Is $\mathbb{Z}(\sqrt{11})$ a UFD?
I read about real quadratic filed and about algebraic integers. In all of books that I read tehy show that imaginary filed doesn't have unique factorization such as $$6=2\cdot3=(1+\sqrt{-5})\cdot(1-\sqrt{-5})\,,$$ but not for real.
The main reason that you won't find anything in the literature on the fact that $\mathbb{Z}[\sqrt{D}]$ is a UFD or not is that we don't know.
For $D>0$ squarefree such that $D\not\equiv 1 \mod 4$, this is equivalent to ask whether $\mathbb{Z}[\sqrt{D}]$ is a PID or not (because this ring is a Dedekind domain in this case).
It is conjectured that this will be the case for infinitely many values of $D$, but at this point, this is wide open.
Concerning your specific example, the answer is YES. The ring $R=\mathbb{Z}[\sqrt{11}]$ is indeed a PID (hence a UFD).
To show it, you need the machinery of algebraic number theory. First, you have to realize that $R$ is the ring of integers of $K=\mathbb{Q}(\sqrt{11})$.

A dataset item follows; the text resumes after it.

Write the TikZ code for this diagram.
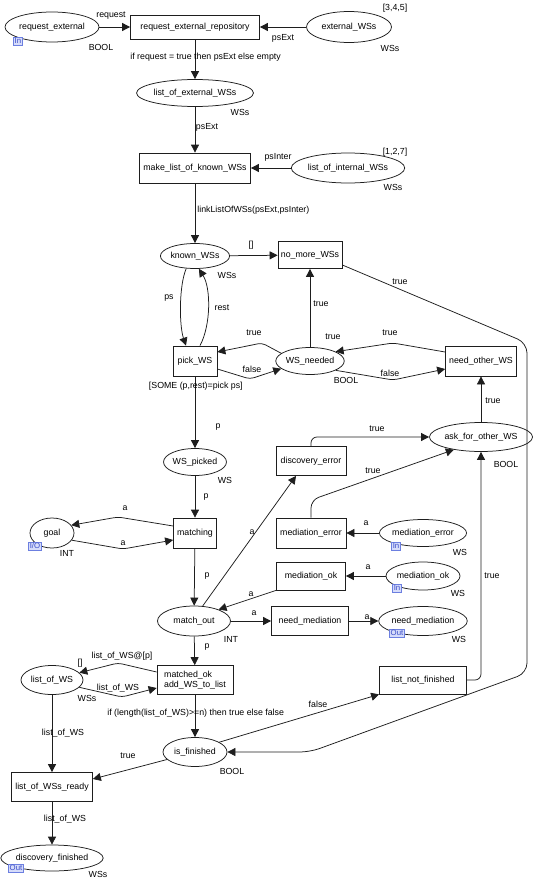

Minkowski's bound then says that any element of the class group of $K$ may be represented by an ideal $I$ of norm $\leq 3$. Since $I$ is the product of prime ideals and the norm is multiplicative, it is enough to show that prime ideals of norm $2$ and $3$ are principal. Such ideals are exactly those which appear into the decomposition of $2R$ and $3R$ into a product of prime ideals. By a celebrated theorem of Dirichlet, these decomposition are reflected by the decomposition of $X^2-11$ mod $2$ and $3$ into irreducible factors.
First, $X^2-11=X^2+1$ mod $3$, which is irreducible mod $3$ since $-1$ is not a square mod $3$. Hence $3R$ is the decomposition we are looking for. We conclude that the only prime ideal lying above $3$ is $3R$, which is principal. Note that $3R$ has in fact norm $9$, and that we can even discard it...
Now $X^2-11=(X-1)(X+1)$ mod $2$. Hence $2R=(2, -1+\sqrt{11})(2,1+\sqrt{11})$ (using Dirichlet's theorem). Set $\mathfrak{p}=(2, -1+\sqrt{11})$. Then $(2,1+\sqrt{11})=(2,-1-\sqrt{11})=\mathfrak{p}^*$, where $*$ is the unique non trivial $\mathbb{Q}$-automorphism of $K$. Thus, if $\mathfrak{p}$ is principal with generator $\alpha$, so is $\mathfrak{p}^*$ (generated by $\alpha^*$).
It remains to show that $\mathfrak{p}$ is principal. Since this ideal has norm $2$, it will be generated by an element of norm $2$ . Let $\alpha=3-\sqrt{11}$. Then $\alpha=2 -(-1+\sqrt{11})\in\mathfrak{p}$. Hence $(\alpha)\subset\mathfrak{p}$. Now $N((\alpha))=\vert 3^2-11(-1)^2\vert =2=N(\mathfrak{p})$, so $\mathfrak{p}=(\alpha)$. Finally, $\mathfrak{p}=(\alpha)$, and we are done.